Exercise details: Nothing but the lines from the line with "Give me the" to the line with "linewidth=1.0, saturation=1, ax=ax)", both included, is to be repeated, and those exactly. Leave out the pictures.

(Records with drawing code)
....................

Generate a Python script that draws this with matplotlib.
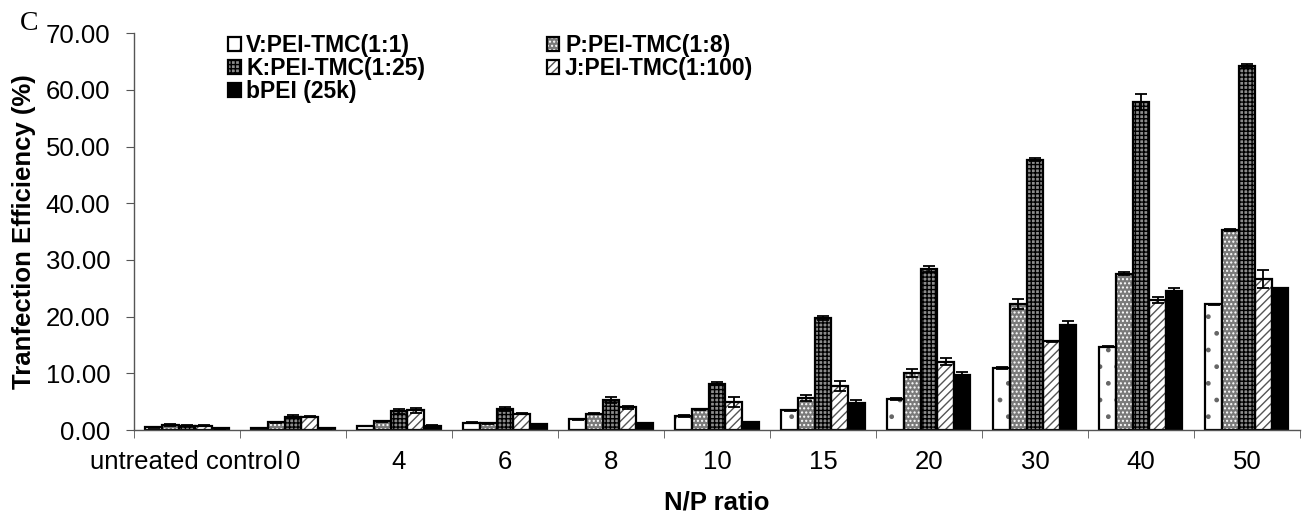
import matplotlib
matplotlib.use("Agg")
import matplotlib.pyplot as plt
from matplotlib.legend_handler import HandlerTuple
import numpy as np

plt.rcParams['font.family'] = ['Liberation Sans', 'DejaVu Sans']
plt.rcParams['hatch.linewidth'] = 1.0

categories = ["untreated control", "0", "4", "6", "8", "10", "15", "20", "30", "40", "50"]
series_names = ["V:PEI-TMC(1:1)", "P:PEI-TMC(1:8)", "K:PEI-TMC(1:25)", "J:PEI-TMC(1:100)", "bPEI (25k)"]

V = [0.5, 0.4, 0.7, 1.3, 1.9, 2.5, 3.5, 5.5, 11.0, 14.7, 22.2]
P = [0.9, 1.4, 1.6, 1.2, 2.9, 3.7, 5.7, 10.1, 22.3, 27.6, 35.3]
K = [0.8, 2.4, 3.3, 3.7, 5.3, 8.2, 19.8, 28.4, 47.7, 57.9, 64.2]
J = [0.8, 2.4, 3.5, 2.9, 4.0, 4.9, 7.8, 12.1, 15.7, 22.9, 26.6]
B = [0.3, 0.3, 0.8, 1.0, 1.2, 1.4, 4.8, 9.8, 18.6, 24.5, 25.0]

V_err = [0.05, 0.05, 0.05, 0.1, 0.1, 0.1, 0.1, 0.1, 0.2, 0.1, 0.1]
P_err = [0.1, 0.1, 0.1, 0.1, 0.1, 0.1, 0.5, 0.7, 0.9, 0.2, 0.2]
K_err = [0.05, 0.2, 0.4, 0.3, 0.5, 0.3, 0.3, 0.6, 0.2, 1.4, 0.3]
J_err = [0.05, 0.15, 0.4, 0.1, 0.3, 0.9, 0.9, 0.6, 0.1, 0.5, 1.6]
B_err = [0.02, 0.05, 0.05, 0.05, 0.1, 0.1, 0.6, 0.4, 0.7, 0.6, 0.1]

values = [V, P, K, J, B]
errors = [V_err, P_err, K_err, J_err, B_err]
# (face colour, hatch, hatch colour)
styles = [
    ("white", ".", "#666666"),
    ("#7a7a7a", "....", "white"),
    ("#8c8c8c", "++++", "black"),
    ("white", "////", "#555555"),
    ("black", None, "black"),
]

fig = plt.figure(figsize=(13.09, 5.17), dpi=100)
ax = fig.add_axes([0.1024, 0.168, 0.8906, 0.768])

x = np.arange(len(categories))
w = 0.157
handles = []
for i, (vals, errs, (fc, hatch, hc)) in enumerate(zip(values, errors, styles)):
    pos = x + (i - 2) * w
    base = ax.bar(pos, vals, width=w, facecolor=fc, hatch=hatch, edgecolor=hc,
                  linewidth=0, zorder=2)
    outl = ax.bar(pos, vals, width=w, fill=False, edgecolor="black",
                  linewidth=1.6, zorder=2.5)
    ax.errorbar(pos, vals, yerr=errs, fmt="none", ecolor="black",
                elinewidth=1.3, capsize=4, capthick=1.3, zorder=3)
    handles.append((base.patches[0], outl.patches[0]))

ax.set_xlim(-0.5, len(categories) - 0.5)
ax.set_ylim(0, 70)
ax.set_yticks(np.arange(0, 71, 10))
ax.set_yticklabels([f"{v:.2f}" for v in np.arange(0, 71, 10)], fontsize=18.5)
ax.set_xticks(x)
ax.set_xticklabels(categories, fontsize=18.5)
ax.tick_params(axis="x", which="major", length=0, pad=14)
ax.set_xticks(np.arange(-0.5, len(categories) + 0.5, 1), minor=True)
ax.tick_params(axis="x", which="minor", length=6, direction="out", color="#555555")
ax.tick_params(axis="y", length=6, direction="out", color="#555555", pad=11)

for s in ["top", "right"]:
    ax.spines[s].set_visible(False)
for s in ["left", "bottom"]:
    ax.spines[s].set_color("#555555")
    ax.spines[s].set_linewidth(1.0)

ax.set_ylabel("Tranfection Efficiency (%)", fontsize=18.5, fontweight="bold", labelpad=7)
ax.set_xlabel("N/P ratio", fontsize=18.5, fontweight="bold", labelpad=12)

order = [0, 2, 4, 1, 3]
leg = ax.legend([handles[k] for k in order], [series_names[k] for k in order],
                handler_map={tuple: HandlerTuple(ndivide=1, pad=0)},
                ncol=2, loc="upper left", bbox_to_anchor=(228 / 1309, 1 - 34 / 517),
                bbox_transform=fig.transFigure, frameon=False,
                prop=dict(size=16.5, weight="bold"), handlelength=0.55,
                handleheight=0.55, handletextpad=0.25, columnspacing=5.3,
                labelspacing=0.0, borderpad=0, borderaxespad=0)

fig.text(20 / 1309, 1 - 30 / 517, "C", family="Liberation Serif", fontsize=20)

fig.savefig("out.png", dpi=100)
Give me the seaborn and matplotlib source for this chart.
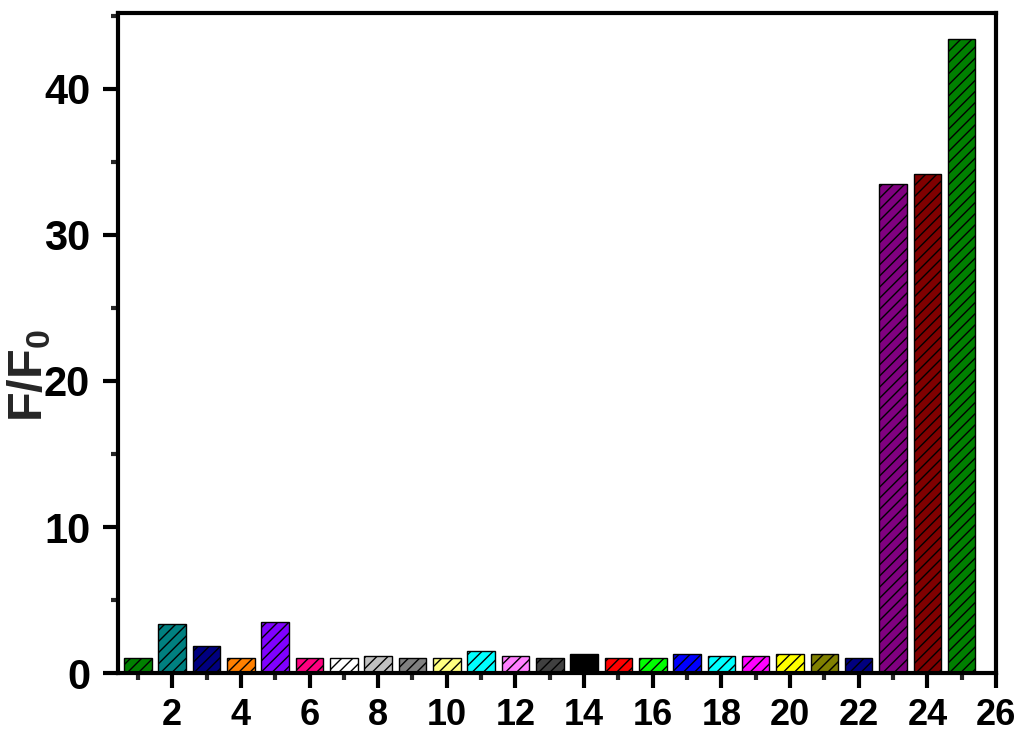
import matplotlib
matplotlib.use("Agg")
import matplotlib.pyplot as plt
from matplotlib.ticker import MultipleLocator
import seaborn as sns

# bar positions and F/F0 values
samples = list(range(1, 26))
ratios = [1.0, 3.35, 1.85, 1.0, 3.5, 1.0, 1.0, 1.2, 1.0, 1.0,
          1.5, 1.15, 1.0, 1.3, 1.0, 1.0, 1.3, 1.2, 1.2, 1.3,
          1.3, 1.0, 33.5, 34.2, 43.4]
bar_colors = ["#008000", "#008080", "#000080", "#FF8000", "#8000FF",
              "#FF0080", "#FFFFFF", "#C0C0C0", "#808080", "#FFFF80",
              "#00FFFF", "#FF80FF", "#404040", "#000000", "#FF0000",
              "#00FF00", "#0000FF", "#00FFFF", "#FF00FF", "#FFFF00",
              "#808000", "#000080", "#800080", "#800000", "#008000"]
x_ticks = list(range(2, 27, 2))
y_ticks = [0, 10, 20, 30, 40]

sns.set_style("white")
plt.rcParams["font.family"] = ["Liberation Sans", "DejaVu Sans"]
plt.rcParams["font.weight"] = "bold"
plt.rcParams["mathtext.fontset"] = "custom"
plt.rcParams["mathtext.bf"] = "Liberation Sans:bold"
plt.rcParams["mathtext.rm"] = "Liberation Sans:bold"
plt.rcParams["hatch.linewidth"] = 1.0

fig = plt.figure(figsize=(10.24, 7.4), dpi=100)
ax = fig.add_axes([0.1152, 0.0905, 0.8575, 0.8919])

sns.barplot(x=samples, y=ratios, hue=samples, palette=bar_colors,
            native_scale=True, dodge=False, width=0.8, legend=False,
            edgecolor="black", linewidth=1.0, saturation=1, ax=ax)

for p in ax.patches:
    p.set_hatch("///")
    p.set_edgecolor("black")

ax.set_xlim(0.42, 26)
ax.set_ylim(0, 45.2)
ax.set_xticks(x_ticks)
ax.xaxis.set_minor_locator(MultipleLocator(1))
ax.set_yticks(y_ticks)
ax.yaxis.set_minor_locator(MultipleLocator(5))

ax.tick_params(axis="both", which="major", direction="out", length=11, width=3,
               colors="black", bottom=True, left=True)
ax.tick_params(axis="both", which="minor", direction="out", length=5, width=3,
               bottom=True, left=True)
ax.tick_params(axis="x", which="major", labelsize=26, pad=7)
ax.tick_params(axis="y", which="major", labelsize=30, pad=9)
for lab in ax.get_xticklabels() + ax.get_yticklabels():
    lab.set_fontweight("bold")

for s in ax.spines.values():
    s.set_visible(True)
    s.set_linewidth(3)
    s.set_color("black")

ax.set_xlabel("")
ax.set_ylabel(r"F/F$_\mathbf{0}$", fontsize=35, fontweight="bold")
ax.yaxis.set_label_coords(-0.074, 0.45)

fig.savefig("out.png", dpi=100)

....................

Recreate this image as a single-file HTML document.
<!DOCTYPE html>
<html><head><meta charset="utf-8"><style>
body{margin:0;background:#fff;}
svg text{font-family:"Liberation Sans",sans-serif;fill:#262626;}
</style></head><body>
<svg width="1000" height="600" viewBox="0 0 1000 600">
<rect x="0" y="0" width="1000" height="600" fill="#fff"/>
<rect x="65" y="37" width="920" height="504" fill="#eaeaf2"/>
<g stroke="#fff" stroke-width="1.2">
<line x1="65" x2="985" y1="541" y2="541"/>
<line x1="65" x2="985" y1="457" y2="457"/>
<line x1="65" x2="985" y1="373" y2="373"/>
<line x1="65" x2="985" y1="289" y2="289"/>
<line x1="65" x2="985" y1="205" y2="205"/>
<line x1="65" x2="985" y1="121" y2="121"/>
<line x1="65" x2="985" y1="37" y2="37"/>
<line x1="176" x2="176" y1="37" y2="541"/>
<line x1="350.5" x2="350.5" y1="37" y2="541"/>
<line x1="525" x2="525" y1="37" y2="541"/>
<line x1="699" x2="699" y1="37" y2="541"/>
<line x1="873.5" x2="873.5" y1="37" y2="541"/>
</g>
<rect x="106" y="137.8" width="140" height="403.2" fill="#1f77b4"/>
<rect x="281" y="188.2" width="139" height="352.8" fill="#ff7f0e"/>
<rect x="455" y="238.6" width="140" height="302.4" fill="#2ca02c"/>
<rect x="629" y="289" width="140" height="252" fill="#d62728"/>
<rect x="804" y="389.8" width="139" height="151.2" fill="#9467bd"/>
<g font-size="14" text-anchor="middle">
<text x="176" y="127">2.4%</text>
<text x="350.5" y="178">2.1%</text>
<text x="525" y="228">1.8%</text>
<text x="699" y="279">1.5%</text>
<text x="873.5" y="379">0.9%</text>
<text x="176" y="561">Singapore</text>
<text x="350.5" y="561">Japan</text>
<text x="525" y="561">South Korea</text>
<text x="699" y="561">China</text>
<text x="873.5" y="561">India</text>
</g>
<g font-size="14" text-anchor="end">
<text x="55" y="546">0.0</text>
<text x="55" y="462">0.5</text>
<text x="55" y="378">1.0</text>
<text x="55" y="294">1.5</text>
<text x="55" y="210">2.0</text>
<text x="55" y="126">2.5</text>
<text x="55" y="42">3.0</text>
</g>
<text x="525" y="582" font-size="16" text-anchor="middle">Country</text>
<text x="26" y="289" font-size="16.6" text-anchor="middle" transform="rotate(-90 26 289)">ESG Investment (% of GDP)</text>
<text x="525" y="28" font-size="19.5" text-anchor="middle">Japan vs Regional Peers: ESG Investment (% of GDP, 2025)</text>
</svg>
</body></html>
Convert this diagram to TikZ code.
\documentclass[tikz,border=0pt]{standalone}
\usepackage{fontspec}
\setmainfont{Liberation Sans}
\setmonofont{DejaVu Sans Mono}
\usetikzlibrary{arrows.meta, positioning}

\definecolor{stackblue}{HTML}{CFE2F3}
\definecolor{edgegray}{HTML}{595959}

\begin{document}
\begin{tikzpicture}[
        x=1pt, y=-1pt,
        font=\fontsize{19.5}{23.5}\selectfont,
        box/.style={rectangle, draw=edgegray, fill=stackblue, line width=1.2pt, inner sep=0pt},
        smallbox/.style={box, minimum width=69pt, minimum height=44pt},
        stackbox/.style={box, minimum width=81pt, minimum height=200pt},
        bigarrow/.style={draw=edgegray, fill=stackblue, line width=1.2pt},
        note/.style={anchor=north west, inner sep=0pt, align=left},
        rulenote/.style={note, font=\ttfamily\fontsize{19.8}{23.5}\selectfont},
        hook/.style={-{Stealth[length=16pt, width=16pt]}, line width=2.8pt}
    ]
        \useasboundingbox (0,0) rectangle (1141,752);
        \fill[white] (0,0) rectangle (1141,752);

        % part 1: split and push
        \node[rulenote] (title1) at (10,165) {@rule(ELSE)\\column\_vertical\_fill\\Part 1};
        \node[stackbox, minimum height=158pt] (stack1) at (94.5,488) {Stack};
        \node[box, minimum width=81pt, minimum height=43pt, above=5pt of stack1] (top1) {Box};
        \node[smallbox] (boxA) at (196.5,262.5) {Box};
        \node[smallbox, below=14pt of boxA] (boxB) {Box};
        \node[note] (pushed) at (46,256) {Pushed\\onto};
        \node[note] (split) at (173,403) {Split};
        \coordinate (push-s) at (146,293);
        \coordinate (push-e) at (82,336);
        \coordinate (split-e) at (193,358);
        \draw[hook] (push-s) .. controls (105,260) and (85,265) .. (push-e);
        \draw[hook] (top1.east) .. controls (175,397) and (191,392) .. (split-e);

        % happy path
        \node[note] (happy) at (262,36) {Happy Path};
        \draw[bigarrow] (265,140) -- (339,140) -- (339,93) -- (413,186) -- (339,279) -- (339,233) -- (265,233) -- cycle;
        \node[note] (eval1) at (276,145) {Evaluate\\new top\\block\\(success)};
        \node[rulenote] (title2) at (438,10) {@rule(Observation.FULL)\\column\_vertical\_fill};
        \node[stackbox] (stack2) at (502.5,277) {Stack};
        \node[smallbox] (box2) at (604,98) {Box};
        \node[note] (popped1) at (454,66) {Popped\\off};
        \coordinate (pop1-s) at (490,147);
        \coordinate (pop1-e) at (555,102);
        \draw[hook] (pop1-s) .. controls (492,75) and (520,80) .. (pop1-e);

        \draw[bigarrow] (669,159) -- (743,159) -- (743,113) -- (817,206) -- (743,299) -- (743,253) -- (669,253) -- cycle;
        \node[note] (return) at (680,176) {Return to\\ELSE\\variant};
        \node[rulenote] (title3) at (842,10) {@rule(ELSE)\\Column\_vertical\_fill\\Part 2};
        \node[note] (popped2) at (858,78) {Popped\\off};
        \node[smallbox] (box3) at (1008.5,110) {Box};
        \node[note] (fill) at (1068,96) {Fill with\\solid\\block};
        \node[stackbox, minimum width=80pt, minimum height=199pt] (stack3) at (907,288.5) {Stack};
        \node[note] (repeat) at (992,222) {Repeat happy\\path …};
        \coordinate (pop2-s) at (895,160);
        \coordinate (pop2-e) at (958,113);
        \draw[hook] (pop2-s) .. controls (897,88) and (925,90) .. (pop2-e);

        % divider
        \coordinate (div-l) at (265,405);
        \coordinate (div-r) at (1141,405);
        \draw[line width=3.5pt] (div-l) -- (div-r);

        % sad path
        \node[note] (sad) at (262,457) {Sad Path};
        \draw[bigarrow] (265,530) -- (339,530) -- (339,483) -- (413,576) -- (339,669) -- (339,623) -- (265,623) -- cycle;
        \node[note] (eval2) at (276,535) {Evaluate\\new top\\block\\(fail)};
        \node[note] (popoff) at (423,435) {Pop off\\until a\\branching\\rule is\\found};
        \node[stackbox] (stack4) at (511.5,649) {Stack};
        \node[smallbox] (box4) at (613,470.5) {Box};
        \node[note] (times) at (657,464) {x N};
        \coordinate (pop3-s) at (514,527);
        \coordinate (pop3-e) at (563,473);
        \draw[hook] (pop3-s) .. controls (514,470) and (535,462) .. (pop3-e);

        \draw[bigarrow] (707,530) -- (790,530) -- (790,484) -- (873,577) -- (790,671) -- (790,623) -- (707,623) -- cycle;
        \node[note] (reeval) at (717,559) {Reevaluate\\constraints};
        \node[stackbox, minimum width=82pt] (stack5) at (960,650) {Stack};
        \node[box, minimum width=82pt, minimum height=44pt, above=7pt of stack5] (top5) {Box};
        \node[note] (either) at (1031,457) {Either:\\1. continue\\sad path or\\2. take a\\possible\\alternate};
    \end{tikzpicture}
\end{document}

....................

Result of this exercise:
Give me the seaborn and matplotlib source for this chart.
import matplotlib
matplotlib.use("Agg")
import matplotlib.pyplot as plt
from matplotlib.ticker import MultipleLocator
import seaborn as sns

# bar positions and F/F0 values
samples = list(range(1, 26))
ratios = [1.0, 3.35, 1.85, 1.0, 3.5, 1.0, 1.0, 1.2, 1.0, 1.0,
          1.5, 1.15, 1.0, 1.3, 1.0, 1.0, 1.3, 1.2, 1.2, 1.3,
          1.3, 1.0, 33.5, 34.2, 43.4]
bar_colors = ["#008000", "#008080", "#000080", "#FF8000", "#8000FF",
              "#FF0080", "#FFFFFF", "#C0C0C0", "#808080", "#FFFF80",
              "#00FFFF", "#FF80FF", "#404040", "#000000", "#FF0000",
              "#00FF00", "#0000FF", "#00FFFF", "#FF00FF", "#FFFF00",
              "#808000", "#000080", "#800080", "#800000", "#008000"]
x_ticks = list(range(2, 27, 2))
y_ticks = [0, 10, 20, 30, 40]

sns.set_style("white")
plt.rcParams["font.family"] = ["Liberation Sans", "DejaVu Sans"]
plt.rcParams["font.weight"] = "bold"
plt.rcParams["mathtext.fontset"] = "custom"
plt.rcParams["mathtext.bf"] = "Liberation Sans:bold"
plt.rcParams["mathtext.rm"] = "Liberation Sans:bold"
plt.rcParams["hatch.linewidth"] = 1.0

fig = plt.figure(figsize=(10.24, 7.4), dpi=100)
ax = fig.add_axes([0.1152, 0.0905, 0.8575, 0.8919])

sns.barplot(x=samples, y=ratios, hue=samples, palette=bar_colors,
            native_scale=True, dodge=False, width=0.8, legend=False,
            edgecolor="black", linewidth=1.0, saturation=1, ax=ax)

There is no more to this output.